A 48-team World Cup in Qatar and another Gulf state in 2022 moved a step closer last night after football chiefs pushed on with plans to extend the competition early.
The FIFA Council approved working with Qatar to explore expanding the 2022 World Cup from 32 to 48 teams and a final decision will be made in June.
A FIFA feasibility study said the expansion would require at least one other country to co-host the competition, with Kuwait and Oman suggested as the best options.
Qatar would not be forced to share games with Bahrain, Saudi Arabia or the United Arab Emirates unless diplomatic relations improve.
The 2026 World Cup, which will be by the United States, Canada and Mexico, will be 48 teams, but FIFA President Gianni Infantino wants to expand the next edition of the tournament.
He said he believed a 48-team World Cup in 2022 in Qatar is ‘feasible’, adding: ‘If it happens, fantastic. If it doesn’t happen, fantastic also.’

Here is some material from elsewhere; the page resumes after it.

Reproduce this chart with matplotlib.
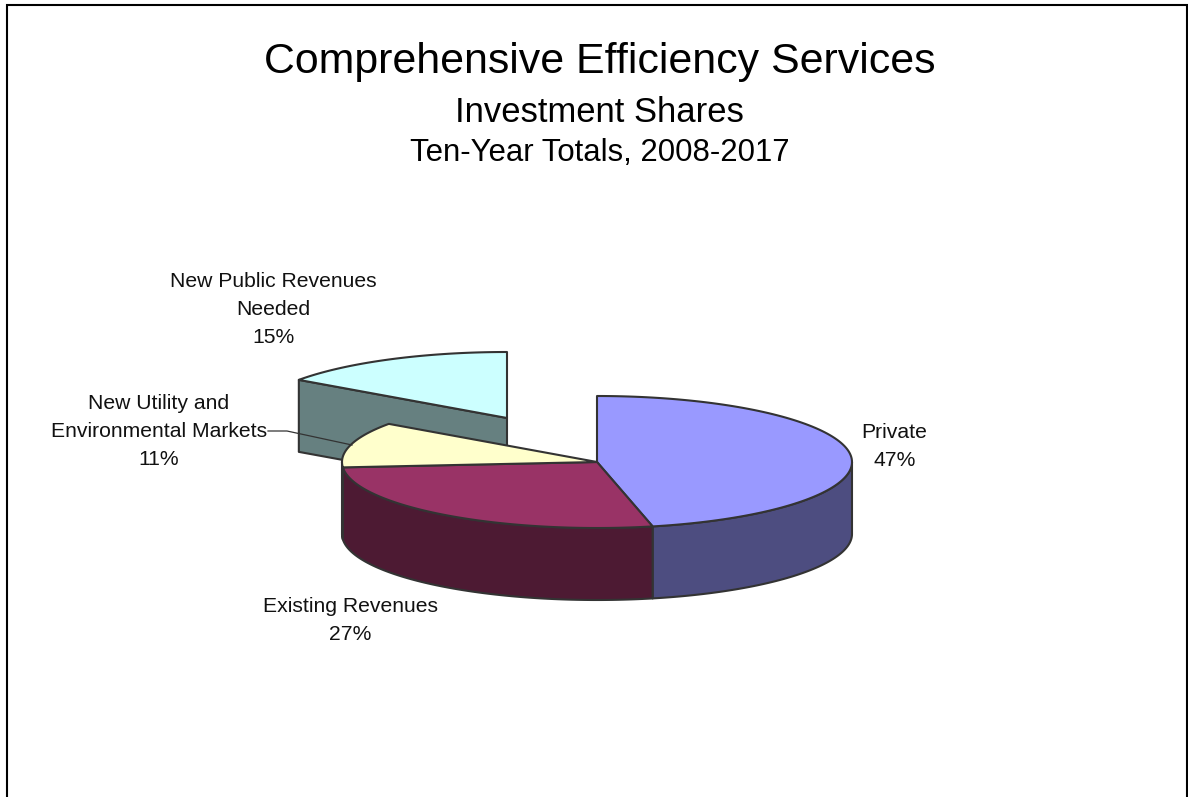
import numpy as np
import matplotlib
matplotlib.use('Agg')
import matplotlib.pyplot as plt

plt.rcParams['font.family'] = ['Liberation Sans', 'DejaVu Sans']

labels = ['Private', 'Existing Revenues', 'New Utility and\nEnvironmental Markets', 'New Public Revenues\nNeeded']
shares = [46.5, 27.2, 11.1, 15.2]
shown_pct = ['47%', '27%', '11%', '15%']
top_colors = ['#9999FF', '#993366', '#FFFFCC', '#CCFFFF']
side_colors = ['#4D4D80', '#4D1A33', '#808066', '#668080']
edge = '#333333'

# pie geometry in pixels
cx, cy = 597, 462
rx, ry = 255, 66
depth = 72
# last slice is pulled out to here
ex_cx, ex_cy = 507, 418

def ell(t, x0=cx, y0=cy):
    t = np.radians(t)
    return x0 + rx * np.sin(t), y0 - ry * np.cos(t)

def wedge(t0, t1, x0=cx, y0=cy):
    ts = np.linspace(t0, t1, 120)
    x, y = ell(ts, x0, y0)
    return np.r_[x0, x, x0], np.r_[y0, y, y0]

def wall(t0, t1):
    ts = np.linspace(t0, t1, 120)
    x, y = ell(ts)
    return np.r_[x, x[::-1]], np.r_[y, y[::-1] + depth]

edges = np.cumsum([0] + shares) / sum(shares) * 360

fig = plt.figure(figsize=(11.88, 7.97), dpi=100)
ax = fig.add_axes([0, 0, 1, 1])
ax.set_xlim(0, 1188)
ax.set_ylim(797, 0)
ax.axis('off')

# chart frame, runs off the bottom of the picture
ax.plot([6.5, 6.5, 1186.5, 1186.5], [797, 4.5, 4.5, 797], color='black', lw=1.5, solid_joinstyle='miter')

ax.text(600, 73, 'Comprehensive Efficiency Services', ha='center', va='baseline', fontsize=30.9, color='black')
ax.text(599.5, 122, 'Investment Shares', ha='center', va='baseline', fontsize=24.9, color='black')
ax.text(600, 161, 'Ten-Year Totals, 2008-2017', ha='center', va='baseline', fontsize=22.4, color='black')

# pulled out slice first, the main pie sits in front of it
t0, t1 = edges[3], edges[4]
cor_x, cor_y = ell(t0, ex_cx, ex_cy)
ax.fill([cor_x, ex_cx, ex_cx, cor_x], [cor_y, ex_cy, ex_cy + depth, cor_y + depth],
        facecolor=side_colors[3], edgecolor=edge, lw=1.5, joinstyle='round')
x, y = wedge(t0, t1, ex_cx, ex_cy)
ax.fill(x, y, facecolor=top_colors[3], edgecolor=edge, lw=1.5, joinstyle='round')

# leader line for the utility label
ax.plot([268, 287, 352], [431, 431, 445], color=edge, lw=0.9)

# outer walls of the main pie, only the front half shows
for i in range(3):
    t0, t1 = max(edges[i], 90), min(edges[i + 1], 270)
    if t1 > t0:
        x, y = wall(t0, t1)
        ax.fill(x, y, facecolor=side_colors[i], edgecolor=edge, lw=1.5, joinstyle='round')

# tops
for i in range(3):
    x, y = wedge(edges[i], edges[i + 1])
    ax.fill(x, y, facecolor=top_colors[i], edgecolor=edge, lw=1.5, joinstyle='round')

# slice labels
label_pos = [(894.5, 446.5), (350.5, 620.5), (159, 431.5), (273, 309.5)]
for name, pct, (lx, ly) in zip(labels, shown_pct, label_pos):
    ax.text(lx, ly, name + '\n' + pct, ha='center', va='center', fontsize=15.2,
            color='#111111', linespacing=1.6)

fig.savefig('out.png', dpi=100)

The two biggest governing bodies in world football, meanwhile, are on a collision course after FIDA approved plans for an expanded Club World Cup from June 2021.
The move is likely to trigger a heavyweight clash between the global authority and UEFA, with leading European clubs expressing opposition to the proposal.
A leaked letter from the powerful European Club Association (ECA) to UEFA president Aleksander Ceferin stated that its clubs would refuse to take part.
The changes to the Club World Cup will see the introduction of a 24-team competition, rather than the existing seven, which would be likely to feature eight clubs from Europe.
Infantini said: ‘Now the world will see a real Club World Cup where fans will see the best teams in the world compete to be crowned the real world champions.
‘Club football is evolving at a different pace in different parts of the world and we want to have an exciting, prestigious and inclusive competition, and we’ll have that with this Club World Cup, starting in 2021.
‘We hope that all the best teams will participate and we’ve had some very positive discussions with UEFA.’
Video assistant referees have also been approved for this year’s Women’s World Cup, which starts in France on June 7.
Male VAR operators are likely to assist all-female teams of referees and assistants given no domestic women’s competition uses video review.